Over and over on Stackoverflow.com people ask a question of the form ‘If I have an algorithm of complexity A, e.g. O(n.log(n)), and an algorithm of complexity B, which one will be faster?’ Developers obsess over using the cleverest algorithm available with the lowest theoretical bound on complexity thinking that they will make their code run faster by doing so. To many developers the simple array scan is anathema, they think they should always use a SortedCollection with binary search, or some heap or tree that can lower the complexity from O(n squared) to O(n.log(n)).

To all these developers I say “You cannot use the complexity of an algorithm to tell you which algorithm is fastest on typical data sets on modern CPUs”.

I make that statement from bitter experience having found and implemented a search that could search vast quantities of data in a time proportional to the size of the key being used to search and not to the size of the data being searched.

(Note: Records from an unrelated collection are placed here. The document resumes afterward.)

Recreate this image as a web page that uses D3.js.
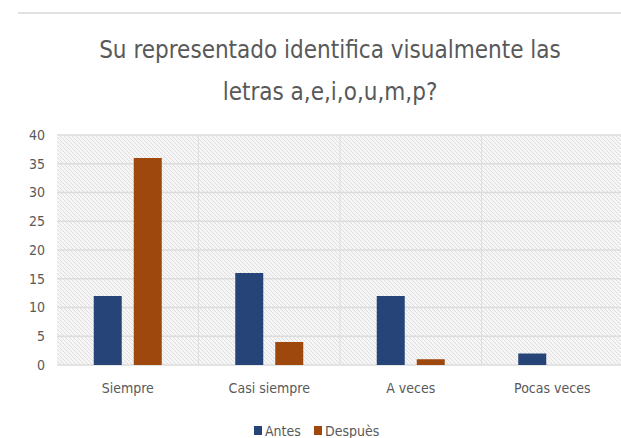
<!DOCTYPE html>
<html>
<head>
<meta charset="utf-8">
<script src="https://cdn.jsdelivr.net/npm/d3@7"></script>
<style>
  body { margin: 0; background: #fff; }
  text { font-family: "Liberation Sans Narrow", "DejaVu Sans Condensed", sans-serif; fill: #595959; }
</style>
</head>
<body>
<svg id="chart" width="621" height="438"></svg>
<script>
// datos
const categorias = ["Siempre", "Casi siempre", "A veces", "Pocas veces"];
const series = ["Antes", "Despuès"];
const antes = [12, 16, 12, 2];
const despues = [36, 4, 1, 0];
const yTicks = [0, 5, 10, 15, 20, 25, 30, 35, 40];
const colores = ["#264478", "#9e480e"];
const titulo = ["Su representado identifica visualmente las", "letras a,e,i,o,u,m,p?"];

const svg = d3.select("#chart");
const margin = {top: 135, left: 57, right: 0, bottom: 73};
const W = 623, H = 438;

// linea gris superior
svg.append("line")
  .attr("x1", 18).attr("x2", 621).attr("y1", 13).attr("y2", 13)
  .attr("stroke", "#d9d9d9").attr("stroke-width", 1.5);

// titulo
svg.append("g").selectAll("text")
  .data(titulo).enter().append("text")
  .attr("x", 330).attr("y", (d, i) => 58 + i * 42)
  .attr("text-anchor", "middle")
  .style("font-size", "24px")
  .text(d => d);

const x0 = d3.scaleBand().domain(categorias).range([margin.left, W - margin.right]);
const x1 = d3.scaleBand().domain(series).range([0, 68]).paddingInner(0.3);
const y = d3.scaleLinear().domain([0, 40]).range([H - margin.bottom, margin.top]);

// patron rayado
const defs = svg.append("defs");
const pat = defs.append("pattern")
  .attr("id", "rayas").attr("patternUnits", "userSpaceOnUse")
  .attr("width", 4).attr("height", 4);
pat.append("rect").attr("width", 4).attr("height", 4).attr("fill", "#f6f6f6");
pat.append("path").attr("d", "M-1,-1 L5,5 M-1,3 L1,5 M3,-1 L5,1")
  .attr("stroke", "#dedede").attr("stroke-width", 1);

svg.append("rect")
  .attr("x", margin.left).attr("y", y(40))
  .attr("width", W - margin.right - margin.left).attr("height", y(0) - y(40))
  .attr("fill", "url(#rayas)");

// rejilla horizontal
svg.append("g").selectAll("line")
  .data(yTicks).enter().append("line")
  .attr("x1", margin.left).attr("x2", W)
  .attr("y1", d => y(d)).attr("y2", d => y(d))
  .attr("stroke", "#dcdcdc").attr("stroke-width", 1.5);

// rejilla vertical
svg.append("g").selectAll("line")
  .data(categorias.slice(1)).enter().append("line")
  .attr("x1", d => x0(d)).attr("x2", d => x0(d))
  .attr("y1", y(40)).attr("y2", y(0))
  .attr("stroke", "#dedede").attr("stroke-width", 1);

// eje y
const yAxis = svg.append("g")
  .attr("transform", `translate(${margin.left - 12},0)`)
  .call(d3.axisLeft(y).tickValues(yTicks).tickSize(0).tickPadding(0));
yAxis.select(".domain").remove();
yAxis.selectAll("text").style("font-size", "14px").attr("fill", "#595959");

// barras
const filas = categorias.map((c, i) => ({cat: c, vals: [antes[i], despues[i]]}));
const grupo = svg.append("g").selectAll("g")
  .data(filas).enter().append("g")
  .attr("transform", d => `translate(${x0(d.cat) + (x0.bandwidth() - 68) / 2},0)`);

grupo.selectAll("rect")
  .data(d => d.vals.map((v, j) => ({s: series[j], v: v, j: j})))
  .enter().append("rect")
  .filter(d => d.v > 0)
  .attr("x", d => x1(d.s))
  .attr("y", d => y(d.v))
  .attr("width", x1.bandwidth())
  .attr("height", d => y(0) - y(d.v))
  .attr("fill", d => colores[d.j]);

// eje x
const xAxis = svg.append("g")
  .attr("transform", `translate(0,${y(0)})`)
  .call(d3.axisBottom(x0).tickSize(0).tickPadding(18));
xAxis.select(".domain").remove();
xAxis.selectAll("text").style("font-size", "14px").attr("fill", "#595959");

// leyenda
const ley = svg.append("g").attr("transform", "translate(254,436)");
const item = ley.selectAll("g").data(series).enter().append("g")
  .attr("transform", (d, i) => `translate(${i * 60},0)`);
item.append("rect").attr("x", 0).attr("y", -10).attr("width", 8).attr("height", 9)
  .attr("fill", (d, i) => colores[i]);
item.append("text").attr("x", 11).attr("y", 0)
  .style("font-size", "14px").text(d => d);
</script>
</body>
</html>
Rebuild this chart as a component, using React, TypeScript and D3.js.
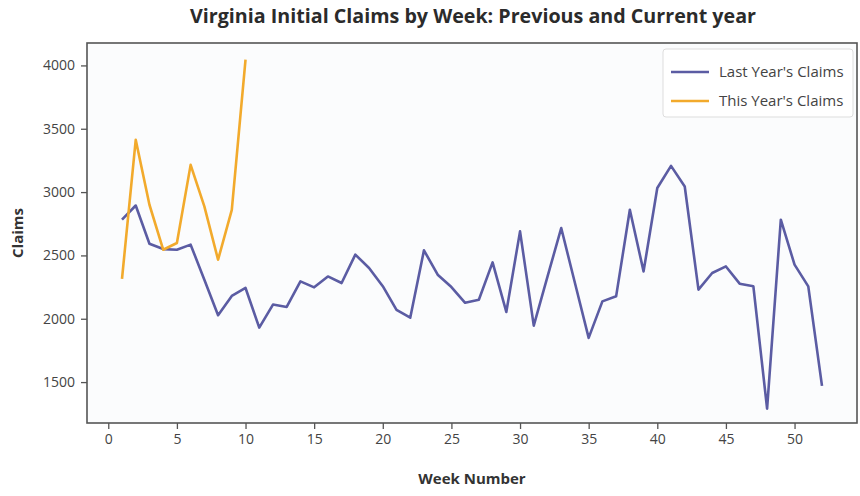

This clever suffix-tree approach to searching was beaten by a simple dumb array scan! How did that happen?

First you need to understand that there are constants involved. An algorithm might be O(n) but the actual instruction execution time for each step might be A microseconds. Another algorithm of O(n.log(n)) might take B microseconds to execute each step. If B >> A then for many values of n the first algorithm will be faster. Each algorithm may also involve a certain set up time and that too can dwarf execution time when n is small.

But here’s the catch: even if you think the number of add and multiply instructions between the two algorithms is similar, the CPU you are executing them on may have a very different point of view because modern x86 CPUs have in effect been optimized for dumb programmers. They are incredibly fast at processing sequential memory locations in tight loops that can fit in on-chip RAM. Give them a much more complex tree-based O(n log(n)) algorithm and they now have to go off-chip and access scattered memory locations. The results are sometimes quite surprising and can quickly push that O(n log(n)) algorithm out of contention for values of n less than several million.

For most practical algorithms running on typical datasets the only way to be sure that algorithm A is faster than algorithm B is to profile it.

The other huge catch is that even when you have profiled it and found that your complex algorithm is faster, that’s not the end of the story. Modern CPUs are now so fast that memory bottlenecks are often the real problem. If your clever algorithm uses more memory bandwidth than the dumb algorithm it may well affect other threads running on the same CPU. If it consumes so much memory that paging comes into play then any advantage it had in CPU cycles has evaporated entirely.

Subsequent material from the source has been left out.